Ainda que tenha vivido o preconceito racial desde a infância, só na Universidade Federal Fluminense Flávia se deu conta de suas sórdidas engrenagens e passou a falar sobre sua negritude. “Minha família era subordinada ao racismo estrutural. Minha avó dizia que minha mãe tinha ‘barriga limpa’, que era a capacidade de gerar filhos mais claros, porque ela se casou com um branco. Minha família foi adoecida pela ideologia do embranquecimento”, diz ela.

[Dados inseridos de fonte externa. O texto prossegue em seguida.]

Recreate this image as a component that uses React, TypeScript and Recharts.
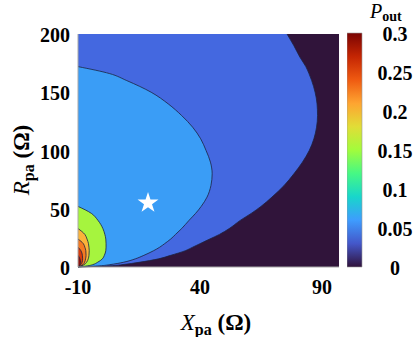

Como jornalista, Flávia teve uma rápida passagem pelo Jornal do Comércio, até ir para O Globo, em 1994, e deu seu primeiro grande furo no mesmo ano: ao receber a missão de “colar” no então ministro da Fazenda do governo do ex-presidente Itamar Franco, Rubens Ricupero, num velório, seguiu a ordem tão ao pé da letra que embarcou no carro do ministro quando ele deixou o lugar e conseguiu detalhes sobre uma nova medida econômica. Ao narrar ao editor, ouviu de Miriam Leitão: “Menina, você é repórter mesmo, hein?”. Pouco tempo depois, Miriam a escolheu como sua interina. “Até hoje, trocamos juras de amor. A Miriam é uma referência. Sempre quis ser uma jornalista de produção de conteúdo, por isso me espelho muito nela.” Hoje, é Flávia quem exerce essa influência, e aprende com a filha, a também jornalista Isabela Reis. “Ela me ajuda a avançar no feminismo.”